Microservices have come a long way from being a shiny, new cool toy for hypesters to a legitimate architecture that transforms the way modern applications are built. Microservices are loosely coupled, independently deployable and scalable, allow highly diverse technology stack – and these are only some of their biggest advantages. Also, these are some of their biggest disadvantages, especially when it comes to debugging microservices.
Because all the world’s a trade-off. And all those great advantages come with a price tag attached. For a long time the tag has been too high for many teams. In this blog post I am going to discuss the issue that was (and still is, in some cases) a very significant part of the aforementioned price – microservices debugging difficulties. Then, I will recommend tools and platforms that can help overcome these problems, because microservices aren’t going anywhere.
Characterizing Microservices Architecture
Before we start, though, let’s clearly define a few things. First of all – “microservices” and “serverless” – these are two different things. Well, right, pretty often microservices are built using serverless architecture, and pretty often the serverless architecture is used bearing microservices in mind. And yet, serverless’s main goal is to reduce the total cost of ownership of an application, i.g.reduce the cost of managing servers and usage bill – and it has nothing to do with microservices. It is still possible to build a monolithic web application running entirely on AWS ElasticBeanstalk or Azure AppService or deploy a microservice on top of nginx server running on EC2.

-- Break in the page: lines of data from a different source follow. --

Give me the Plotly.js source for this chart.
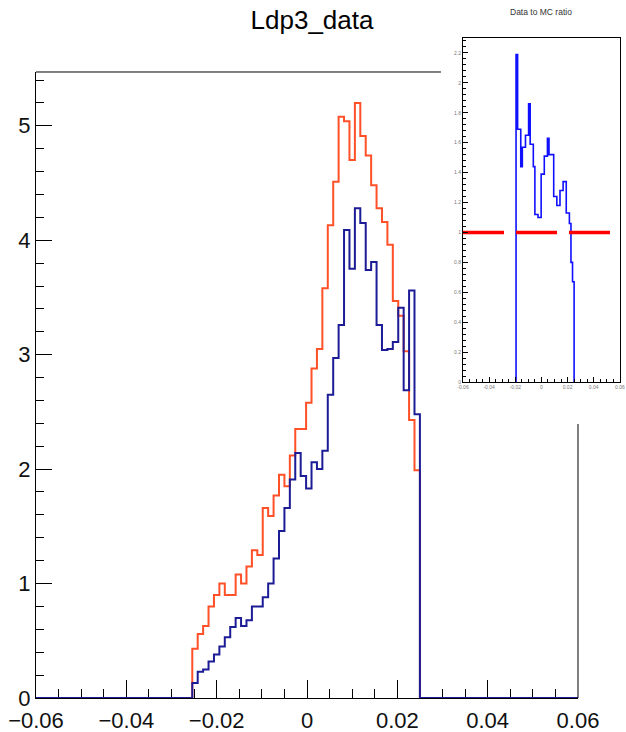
<!DOCTYPE html>
<html>
<head>
<meta charset="utf-8">
<script src="https://cdn.plot.ly/plotly-3.0.1.min.js"></script>
<style>
  html, body { margin: 0; padding: 0; background: #fff; }
  #plot { width: 626px; height: 732px; }
</style>
</head>
<body>
<div id="plot"></div>
<script>
// Histogram binning (shared by both distributions and the ratio)
const axisRange = [-0.06, 0.06];
const insetRange = [-0.06, 0.0601];
const binStart = -0.0254;
const binWidth = 0.0012;

// Inset x tick positions and labels
const insetTickVals = [-0.06, -0.04, -0.02, 0, 0.02, 0.04, 0.06];
const insetTickText = ['-0.06', '-0.04', '-0.02', '0', '0.02', '0.04', '0.06'];

// Bin contents, left to right
const histOrange = [
  0.43, 0.56, 0.63, 0.80, 0.90, 1.00, 0.90, 0.90, 1.08, 1.00,
  1.15, 1.29, 1.25, 1.66, 1.59, 1.77, 1.95, 1.85, 2.12, 2.35,
  2.35, 2.58, 2.88, 3.05, 3.58, 4.13, 4.51, 5.08, 5.04, 4.70,
  5.20, 4.91, 4.74, 4.48, 4.28, 4.16, 3.96, 3.47, 3.34, 3.03,
  2.43, 1.99
];
const histNavy = [
  0.13, 0.23, 0.25, 0.32, 0.38, 0.45, 0.53, 0.62, 0.70, 0.63,
  0.68, 0.80, 0.80, 0.88, 1.00, 1.22, 1.46, 1.66, 1.91, 2.14,
  1.94, 1.83, 2.06, 2.00, 2.16, 2.65, 2.97, 3.26, 4.09, 3.75,
  4.28, 4.15, 3.74, 3.81, 3.26, 3.04, 3.05, 3.11, 3.41, 2.69,
  3.56, 2.48
];

// Data to MC ratio, starting at this bin index
const ratioFirstBin = 5;
const ratioValues = [
  2.19, 1.69, 1.69, 1.44, 1.57, 1.57, 1.65, 1.65, 1.86, 1.59,
  1.59, 1.44, 1.12, 1.12, 1.10, 1.10, 1.39, 1.39, 1.51, 1.51,
  1.63, 1.52, 1.52, 1.52, 1.24, 1.24, 1.18, 1.18, 1.28, 1.28,
  1.34, 1.34, 1.13, 1.13, 1.06, 0.80, 0.67
];
const ratioReference = 1;

const FONT = 'Liberation Sans, Arial, Helvetica, sans-serif';

// Step outline of a histogram; optionally run along zero to the axis ends
function stepOutline(values, firstEdge, width, extendTo) {
  const xs = [], ys = [];
  if (extendTo) { xs.push(extendTo[0]); ys.push(0); }
  else { xs.push(firstEdge); ys.push(0); }
  values.forEach((v, i) => { xs.push(firstEdge + i * width); ys.push(v); });
  xs.push(firstEdge + values.length * width); ys.push(0);
  if (extendTo) { xs.push(extendTo[1]); ys.push(0); }
  return { x: xs, y: ys };
}

const orangeStep = stepOutline(histOrange, binStart, binWidth, axisRange);
const navyStep = stepOutline(histNavy, binStart, binWidth, axisRange);
const ratioStep = stepOutline(ratioValues, binStart + ratioFirstBin * binWidth, binWidth, null);

const traces = [
  { x: orangeStep.x, y: orangeStep.y, type: 'scatter', mode: 'lines',
    line: { shape: 'hv', color: '#ff5028', width: 2 }, xaxis: 'x', yaxis: 'y', hoverinfo: 'skip' },
  { x: navyStep.x, y: navyStep.y, type: 'scatter', mode: 'lines',
    line: { shape: 'hv', color: '#1c1c96', width: 2 }, xaxis: 'x', yaxis: 'y', hoverinfo: 'skip' },
  { x: ratioStep.x, y: ratioStep.y, type: 'scatter', mode: 'lines',
    line: { shape: 'hv', color: '#1010ff', width: 1.6 }, xaxis: 'x2', yaxis: 'y2', hoverinfo: 'skip' },
  { x: axisRange, y: [ratioReference, ratioReference], type: 'scatter', mode: 'lines',
    line: { color: '#ff0000', width: 3.5, dash: '41px,12px' }, xaxis: 'x2', yaxis: 'y2', hoverinfo: 'skip' }
];

const layout = {
  width: 626,
  height: 732,
  margin: { l: 36, r: 0, t: 0, b: 34 },
  paper_bgcolor: '#ffffff',
  plot_bgcolor: 'rgba(0,0,0,0)',
  showlegend: false,
  title: {
    text: 'Ldp3_data',
    font: { family: FONT, size: 26, color: '#000' },
    x: 312 / 626, xref: 'container', xanchor: 'center',
    y: 1 - 20 / 732, yref: 'container', yanchor: 'middle'
  },
  xaxis: {
    domain: [0, 0.91864], anchor: 'y', range: axisRange,
    showline: true, linecolor: '#000', linewidth: 1, layer: 'below traces',
    ticks: 'inside', ticklen: 18, tickwidth: 1, tickcolor: '#000',
    tickmode: 'linear', tick0: -0.06, dtick: 0.02, ticklabelstandoff: 3,
    minor: { dtick: 0.005, tick0: 0, ticks: 'inside', ticklen: 9, tickcolor: '#000', showgrid: false },
    showgrid: false, zeroline: false,
    tickfont: { family: FONT, size: 22, color: '#111' }
  },
  yaxis: {
    domain: [0, 0.89685], anchor: 'x', range: [0, 5.47],
    showline: true, linecolor: '#000', linewidth: 1,
    ticks: 'inside', ticklen: 16, tickwidth: 1, tickcolor: '#000',
    tickmode: 'linear', tick0: 0, dtick: 1,
    minor: { dtick: 0.2, tick0: 0, ticks: 'inside', ticklen: 8, tickcolor: '#000', showgrid: false },
    showgrid: false, zeroline: false,
    tickfont: { family: FONT, size: 22, color: '#111' }
  },
  xaxis2: {
    domain: [0.7237, 0.9898], anchor: 'y2', range: insetRange,
    showline: true, mirror: true, linecolor: '#000', linewidth: 1,
    ticks: 'inside', ticklen: 5, tickwidth: 1, tickcolor: '#000',
    tickmode: 'array', tickvals: insetTickVals, ticktext: insetTickText,
    minor: { dtick: 0.005, tick0: 0, ticks: 'inside', ticklen: 3, tickcolor: '#000', showgrid: false },
    showgrid: false, zeroline: false, ticklabeloverflow: 'allow',
    tickfont: { family: FONT, size: 5, color: '#777' }
  },
  yaxis2: {
    domain: [0.4527, 0.94556], anchor: 'x2', range: [0, 2.3],
    showline: true, mirror: true, linecolor: '#000', linewidth: 1,
    ticks: 'inside', ticklen: 5, tickwidth: 1, tickcolor: '#000',
    tickmode: 'linear', tick0: 0, dtick: 0.2,
    minor: { dtick: 0.04, tick0: 0, ticks: 'inside', ticklen: 3, tickcolor: '#000', showgrid: false },
    showgrid: false, zeroline: false,
    tickfont: { family: FONT, size: 5, color: '#777' }
  },
  annotations: [{
    text: 'Data to MC ratio', xref: 'paper', yref: 'paper',
    x: 0.856, y: 0.9828, xanchor: 'center', yanchor: 'middle', showarrow: false,
    font: { family: FONT, size: 8.5, color: '#333' }
  }],
  shapes: [
    // Upper frame edge of the main pad, up to the inset
    { type: 'line', xref: 'paper', yref: 'paper', x0: 0, x1: 0.6864, y0: 0.89685, y1: 0.89685,
      line: { color: '#000', width: 1 } },
    // Right frame edge of the main pad, below the inset
    { type: 'line', xref: 'paper', yref: 'paper', x0: 0.91864, x1: 0.91864, y0: 0, y1: 0.3926,
      line: { color: '#000', width: 1 } }
  ]
};

Plotly.newPlot('plot', traces, layout, { staticPlot: true, displayModeBar: false });
</script>
</body>
</html>
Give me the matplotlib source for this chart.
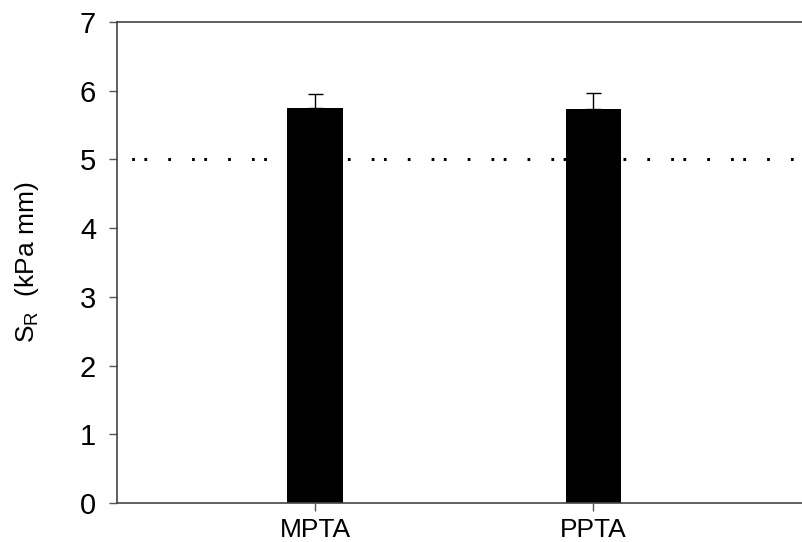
import numpy as np
import matplotlib.pyplot as plt

plt.rcParams['font.family'] = ['Liberation Sans', 'DejaVu Sans']

groups = ["MPTA", "PPTA"]
sr_mean = [5.75, 5.74]
sr_err = [0.20, 0.23]
reference_level = 5.0
yticks = [0, 1, 2, 3, 4, 5, 6, 7]

fig = plt.figure(figsize=(8.02, 5.42), dpi=100)
ax = fig.add_axes([117 / 802, 39 / 542, 685 / 802, 481 / 542])

x = np.arange(1, len(groups) + 1)

# dotted reference line, irregular dot spacing like the original
ax.axhline(reference_level, color='black', linewidth=2.2,
           linestyle=(3, (0.9, 6.9, 0.9, 3.1, 0.9, 6.9)), zorder=1)

ax.bar(x, sr_mean, width=0.2, color='black', zorder=2)
ax.errorbar(x, sr_mean, yerr=[np.zeros(len(sr_err)), sr_err], fmt='none',
            ecolor='black', elinewidth=1.0, capsize=5.4, capthick=1.0, zorder=3)

ax.set_xlim(0.288, 2.75)
ax.set_ylim(0, 7)
ax.set_xticks(x)
ax.set_xticklabels(groups, fontsize=19)
ax.set_yticks(yticks)
ax.set_yticklabels([str(t) for t in yticks], fontsize=21)
ax.set_ylabel(r'S$_\mathregular{R}$  (kPa mm)', fontsize=19, labelpad=28)

for side in ['left', 'top', 'bottom']:
    ax.spines[side].set_color('#444444')
    ax.spines[side].set_linewidth(1.2)
ax.spines['right'].set_visible(False)
ax.tick_params(axis='both', direction='out', length=6, width=1, color='#555555')
ax.tick_params(axis='x', pad=5)
ax.tick_params(axis='y', pad=9)

fig.savefig('out.png', dpi=100)
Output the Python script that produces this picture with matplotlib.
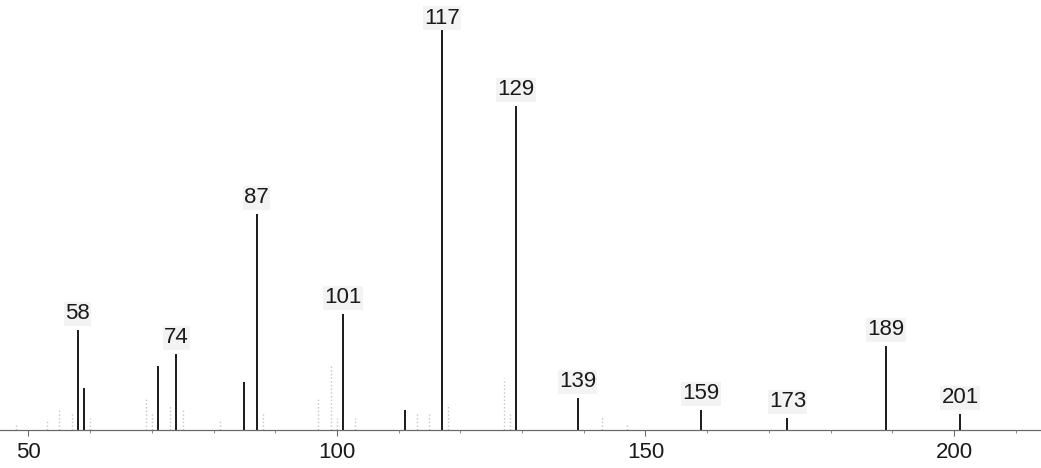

After this subtle but legally important distinction – it’s important to mention that I will still address serverless debugging issues alongside microservices debugging ones – since they interpolate very often.
Another important thing to mention is that the microservices architecture is just a subclass of a more broad and comprehensive cloud-native paradigm, which introduces even more challenges for development teams (which are out of the scope of this post). But whether you deployed microservices in the public cloud or totally on-prem – you will face the same difficulties (I don’t assume your application’s gender, age, religion or cloud. And, of course, the language it is written in).
Microservices Architecture Creates Microservices Debugging Challenges
So this is the world – your huge, cumbersome, full of legacy shitty code, written in some old-fashioned, boring dinosaur language monolith – starts falling apart into small tiny beautiful microservices. What can go wrong?
A lot of things. And when they do go wrong you will find out that, all of a sudden, you can’t put a breakpoint in that new tiny beautiful microservice! You can’t make your favorite IDE debugger just stop there, you can’t see the stack, the variables values, the process memory, you can’t pause threads and step through the code line by line (well, I do assume language(s) here, sorry for that).
You can’t do all this because the suspicious code is now not just some class instance running at worst as another thread in the process your IDE is attached to. It is now a dedicated Docker container/Kubernetes pod where it runs written in another language: stateless, asynchronous, lonely.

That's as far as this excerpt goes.